As the haunting guitar struck the opening chords, and the wistful lyrics began, I realized what people meant by a “broken heart”. Because it felt like something inside me just...broke.


“My love is in league with the freeway,
It's passion will rise as the cities fly by
And the tail lights dissolve in the coming of night
And the questions and thousands take flight.

My love is miles in awaiting
The eyes that just stare and the glance at the clock
In the secret that burns and the pain that won't stop
And it's fueled with the years

Leading me on
Leading me down the road
Driving me on
Driving me down the road”


***
posted by darkstar at 6:39 AM on February 17, 2018 [9 favorites]


We saw a show on this tour at the Northrop Auditorium in Mpls - a large theater. He had up to three guitar players with him (shows what it takes to cover for Jimmy) and played mostly his solo stuff with a few Zep covers that were turned slightly on their sides. "29 Palms" and "Calling to You" were crowd favorites. My wife, who is not a fan of RP, pointed to the stage and said, "OK, it's not my kind of music but he is the definition of stage presence."

Frame of reference - I saw him with his old band in '77. My brother and I were in the tenth row. Three and a half hours of standing in the face of angry gods - especially Bonham. Page was straight that night and just deadly. As they say, it was blood, thunder, and hammer of the gods.
posted by Ber at 8:00 AM on February 17, 2018 [2 favorites]


And then Robert Plant’s “Big Log” came on the radio...

Love this song and “In the Mood”. It was a little dose of art rock on FM radio in the early 80s.
posted by porn in the woods at 8:14 AM on February 17, 2018 [5 favorites]


I've been a huge Robert Plant fan and have several of his solo works going to back to when they were originally issued on vinyl. 29 Palms was fun to listen to during drives through the desert.
posted by fuse theorem at 9:25 AM on February 17, 2018 [1 favorite]


I think I was the first critic of Led Zep and Plant in Chicago. After they played a 1969 2 buck Tuesday gig at the old Electric Playground, I augustly proclaimed, "Biggie deal, a lead singer who can shriek on key". Decades later, I must admit Robert Plant is a possessor of a profoundly deep and unique musical sensibility. ... and, he can shriek on key.
posted by Chitownfats at 9:43 AM on February 17, 2018 [2 favorites]

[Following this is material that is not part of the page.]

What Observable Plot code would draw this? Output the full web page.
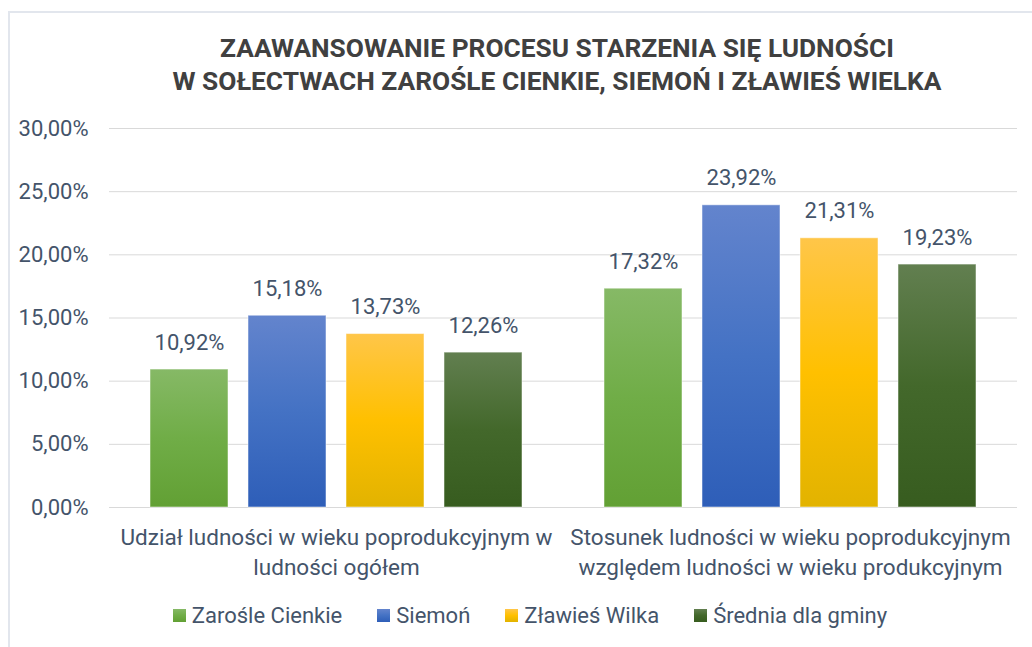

I didn't pay much attention to Robert Plat's solo work until "Raising Sand," his album with Alison Krause. I started paying attention after that and his "Carry Fire" was one of my favorite albums of 2017. Still have some catching up to do, so thanks for this post.
posted by maurice at 2:15 PM on February 17, 2018 [1 favorite]


I finally reach the point in my life where I no longer get homicidal when Zeppelin comes on and you move the goal posts on me.

Damnit hippybear !
posted by evilDoug at 3:23 PM on February 17, 2018


So are you more or less homicidal now? Asking for a friend.
posted by hippybear at 3:46 PM on February 17, 2018 [1 favorite]

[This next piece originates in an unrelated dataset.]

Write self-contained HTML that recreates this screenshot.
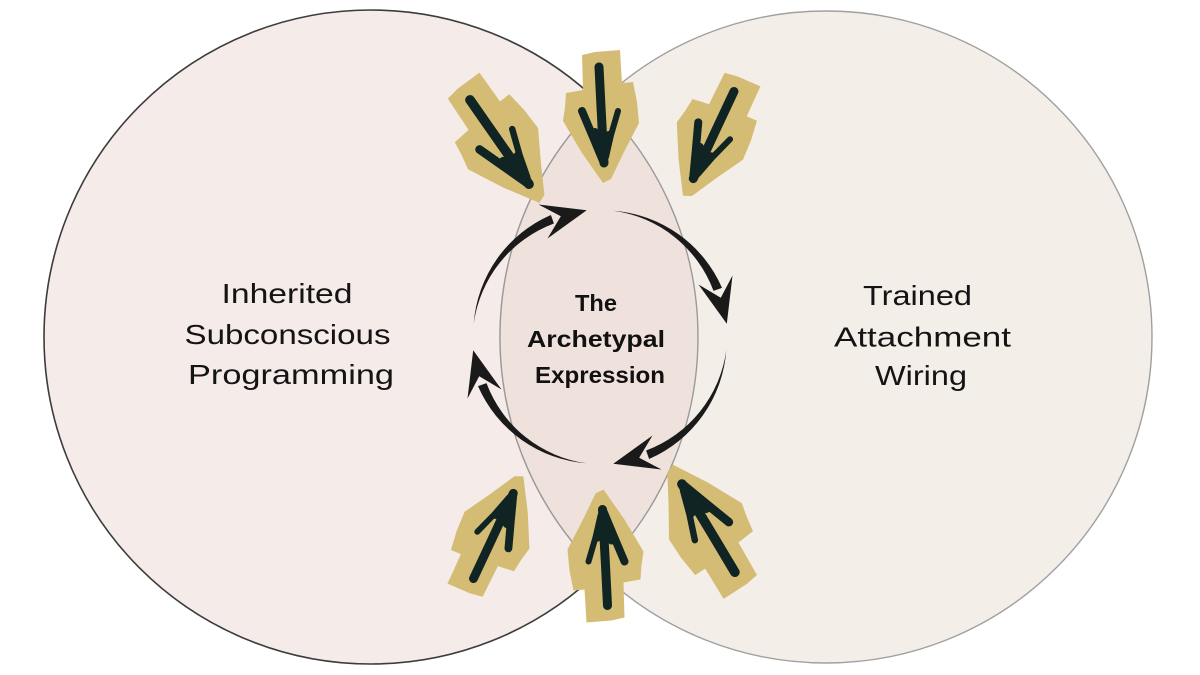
<!DOCTYPE html>
<html>
<head>
<meta charset="utf-8">
<style>
  html,body{margin:0;padding:0;background:#ffffff;}
  svg{display:block;}
  .lbl{font-family:"Liberation Sans",Arial,sans-serif;font-size:27.5px;fill:#141414;}
  .ctr{font-family:"Liberation Sans",Arial,sans-serif;font-size:23.5px;font-weight:bold;fill:#111111;}
</style>
</head>
<body>
<svg width="1200" height="675" viewBox="0 0 1200 675" xmlns="http://www.w3.org/2000/svg">
  <defs>
    <g id="badge">
      <polygon points="-21,-62 -8,-65 17,-67 18,-50 19,-34 30,-35 34,-15 36,6 21,35 8,62 0,66 -21,36 -40,4 -38,-10 -37,-24 -20,-27" fill="#d5bc74"/>
      <g stroke="#102424" stroke-linecap="round" stroke-linejoin="round" fill="none">
        <path d="M-4,-50 L-2,-10 L1,46" stroke-width="9"/>
        <path d="M-21,-6 L-10,20 L0,44" stroke-width="8"/>
        <path d="M15,-6 L8,18 L3,40" stroke-width="6"/>
        <path d="M-8,15 L0,40 L6,18" stroke-width="8"/>
      </g>
    </g>
    <g id="carrow">
      <path d="M473.7,323.7 A129,129 0 0 1 550.9,215.0 L553.9,223.5 A125,125 0 0 0 473.7,323.7 Z" fill="#1a1a1a"/>
      <path d="M586.7,210.2 L538.5,204.5 L560.8,216.2 L547.5,238.5 Z" fill="#1a1a1a"/>
    </g>
  </defs>

  <!-- circles -->
  <circle cx="371" cy="337" r="327" fill="#f5ebe9" stroke="#3c3c3c" stroke-width="1.6"/>
  <circle cx="826" cy="337" r="326" fill="#f4eee9" stroke="#a0a0a0" stroke-width="1.4"/>
  <!-- lens -->
  <path d="M599.2,102.8 A327,327 0 0 1 599.2,571.2 A326,326 0 0 1 599.2,102.8 Z" fill="#efe2dc" stroke="#9a9a9a" stroke-width="1.4"/>

  <!-- labels -->
  <text class="lbl" x="287" y="303" text-anchor="middle" textLength="131" lengthAdjust="spacingAndGlyphs">Inherited</text>
  <text class="lbl" x="287.5" y="344" text-anchor="middle" textLength="206" lengthAdjust="spacingAndGlyphs">Subconscious</text>
  <text class="lbl" x="291" y="384" text-anchor="middle" textLength="206" lengthAdjust="spacingAndGlyphs">Programming</text>

  <text class="lbl" x="917.5" y="305" text-anchor="middle" textLength="109" lengthAdjust="spacingAndGlyphs">Trained</text>
  <text class="lbl" x="922.5" y="346.5" text-anchor="middle" textLength="177" lengthAdjust="spacingAndGlyphs">Attachment</text>
  <text class="lbl" x="921" y="385" text-anchor="middle" textLength="92" lengthAdjust="spacingAndGlyphs">Wiring</text>

  <text class="ctr" x="596" y="311" text-anchor="middle" textLength="42" lengthAdjust="spacingAndGlyphs">The</text>
  <text class="ctr" x="596" y="347" text-anchor="middle" textLength="138" lengthAdjust="spacingAndGlyphs">Archetypal</text>
  <text class="ctr" x="600" y="383" text-anchor="middle" textLength="130" lengthAdjust="spacingAndGlyphs">Expression</text>

  <!-- cycle arrows -->
  <use href="#carrow"/>
  <use href="#carrow" transform="rotate(90 600 337)"/>
  <use href="#carrow" transform="rotate(180 600 337)"/>
  <use href="#carrow" transform="rotate(270 600 337)"/>

  <!-- gold badges -->
  <use href="#badge" transform="translate(502 143) rotate(-32) scale(1.07)"/>
  <use href="#badge" transform="translate(603 117) rotate(0)"/>
  <use href="#badge" transform="translate(714 137.5) rotate(28)"/>
  <use href="#badge" transform="translate(493 533.5) rotate(208) scale(0.98)"/>
  <use href="#badge" transform="translate(603.5 555.5) rotate(180)"/>
  <use href="#badge" transform="translate(706 527) rotate(152) scale(1.07)"/>
</svg>
</body>
</html>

Huh...I just re-read the Big Log lyrics I posted (copypasted from the internets) and they didn’t sound quite like I remembered the song. So I played the song and they do seem off a little.

I remember - and the song supports - the lyrics as: “And the questions, in thousands, take flight.”

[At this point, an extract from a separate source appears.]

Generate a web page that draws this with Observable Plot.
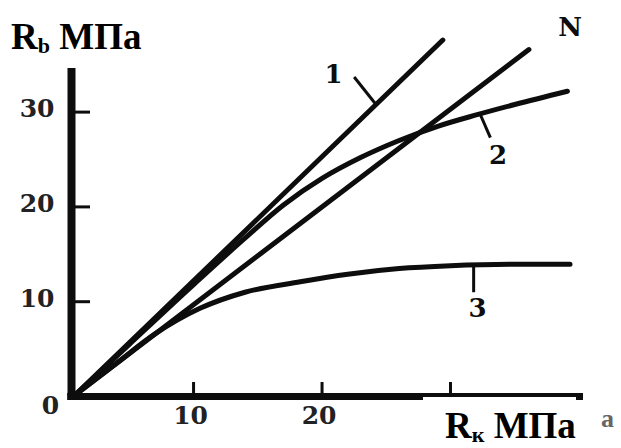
<!DOCTYPE html>
<html>
<head>
<meta charset="utf-8">
<script src="https://cdn.jsdelivr.net/npm/d3@7"></script>
<script src="https://cdn.jsdelivr.net/npm/@observablehq/plot@0.6"></script>
<style>
  html, body { margin: 0; padding: 0; background: #fff; }
  #wrap { position: relative; width: 621px; height: 448px; overflow: hidden; }
  .ttl { position: absolute; font-family: "Liberation Serif", "DejaVu Serif", serif; font-weight: bold;
         font-size: 37px; line-height: 37px; color: #000; white-space: nowrap; }
  .ttl sub { font-size: 22px; vertical-align: -4px; line-height: 0; }
  #xttl { background: #fff; padding: 0 0 0 22px; }
  #corner { position: absolute; left: 601px; top: 404px; font-family: "Liberation Serif", serif;
            font-weight: bold; font-size: 26px; color: #666; }
</style>
</head>
<body>
<div id="wrap">
  <div id="chart"></div>
  <div class="ttl" style="left:11px; top:18px;">R<sub>b</sub> МПа</div>
  <div class="ttl" id="xttl" style="left:423px; top:397px; height:51px; padding-top:10px; box-sizing:border-box;">R<sub>к</sub> МПа</div>
  <div id="corner">а</div>
</div>
<script>
// Compressive strength of concrete R_b against cube strength R_k (MPa)

// straight line 1
const line1X = [0.9, 29.4];
const line1Y = [0.3, 37.6];
// straight line N
const lineNX = [0.9, 36.1];
const lineNY = [0.3, 36.6];
// curve 2
const curve2X = [0.9, 5, 10, 14, 17, 20, 23, 26, 29, 32, 35, 39.1];
const curve2Y = [0.3, 5.5, 11.8, 16.7, 20.2, 23.0, 25.2, 27.0, 28.5, 29.7, 30.8, 32.2];
// curve 3
const curve3X = [0.9, 4, 7, 10.5, 14, 18.3, 22, 26, 30, 35, 39.3];
const curve3Y = [0.3, 3.5, 6.6, 9.3, 11.0, 12.1, 12.9, 13.5, 13.8, 13.95, 13.95];

// axis ticks and labels
const xTicks = [10, 20, 30];
const xTickLabels = ["10", "20"];
const yTicks = [10, 20, 30];
const yTickLabels = ["10", "20", "30"];
const originLabel = "0";

// curve labels with their leader strokes
const curveNames = ["1", "2", "N", "3"];
const nameX = [20.9, 33.7, 39.3, 32.1];
const nameY = [34.0, 25.4, 38.9, 9.3];
const leaderX1 = [22.5, 32.3, 31.8];
const leaderY1 = [33.7, 29.8, 13.9];
const leaderX2 = [24.2, 33.1, 31.8];
const leaderY2 = [30.8, 27.3, 11.0];

// axis extents
const xMin = 0.5, xMax = 40.35;
const yMin = 0, yMax = 34.6;

const toPts = (xs, ys) => xs.map((x, i) => ({x, y: ys[i]}));
const series = [
  toPts(line1X, line1Y),
  toPts(lineNX, lineNY),
  toPts(curve2X, curve2Y),
  toPts(curve3X, curve3Y)
];
const names = curveNames.map((t, i) => ({t, x: nameX[i], y: nameY[i]}));
const leaders = leaderX1.map((x1, i) => ({x1, y1: leaderY1[i], x2: leaderX2[i], y2: leaderY2[i]}));

const ink = "#0d0d0d";
const serif = "DejaVu Serif, Liberation Serif, serif";

const chart = Plot.plot({
  width: 621,
  height: 448,
  marginLeft: 71,
  marginRight: 38,
  marginTop: 68,
  marginBottom: 52,
  style: {background: "#fff"},
  x: {domain: [xMin, xMax], axis: null},
  y: {domain: [yMin, yMax], axis: null},
  marks: [
    // inward tick marks
    Plot.axisY({ticks: yTicks, tickSize: -19, tickFormat: () => "", label: null, stroke: ink, strokeWidth: 3}),
    Plot.axisX({ticks: xTicks, tickSize: -14, tickFormat: () => "", label: null, stroke: ink, strokeWidth: 3}),
    // axis lines
    Plot.ruleX([xMin], {y1: yMin, y2: yMax, stroke: ink, strokeWidth: 8}),
    Plot.ruleY([yMin], {x1: xMin - 0.3, x2: xMax, stroke: ink, strokeWidth: 7}),
    // curves
    ...series.map(d => Plot.line(d, {x: "x", y: "y", curve: "monotone-x", stroke: ink, strokeWidth: 5, strokeLinecap: "round"})),
    // leaders
    Plot.link(leaders, {x1: "x1", y1: "y1", x2: "x2", y2: "y2", stroke: ink, strokeWidth: 3}),
    // curve names
    Plot.text(names, {x: "x", y: "y", text: "t", fontSize: 26, fontWeight: "bold", fontFamily: serif, fill: ink}),
    // tick labels
    Plot.text(yTicks, {x: xMin, y: d => d, text: (d, i) => yTickLabels[i], textAnchor: "end", dx: -17, dy: -3,
      fontSize: 25, fontWeight: "bold", fontFamily: serif, fill: "#222"}),
    Plot.text(xTickLabels, {x: (d, i) => xTicks[i], y: yMin, text: d => d, dy: 19, dx: -3,
      fontSize: 25, fontWeight: "bold", fontFamily: serif, fill: "#222"}),
    Plot.text([originLabel], {x: xMin, y: yMin, text: d => d, dx: -21, dy: 9,
      fontSize: 25, fontWeight: "bold", fontFamily: serif, fill: "#222"})
  ]
});
document.getElementById("chart").appendChild(chart);
</script>
</body>
</html>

Similarly, I think the other line is: “And it’s you, once again, leading me on...”


Although there are various versions of the lyrics given online, some of them are strangely unlike what I’m hearing in the song. But whatever the official lyrics I recall, these are the ones I’ve known and held dear for many years.
posted by darkstar at 6:11 PM on February 18, 2018 [1 favorite]


I played my cassette tape of Now and Zen so much, listening to Ship of Fools, that the tape began to stretch out.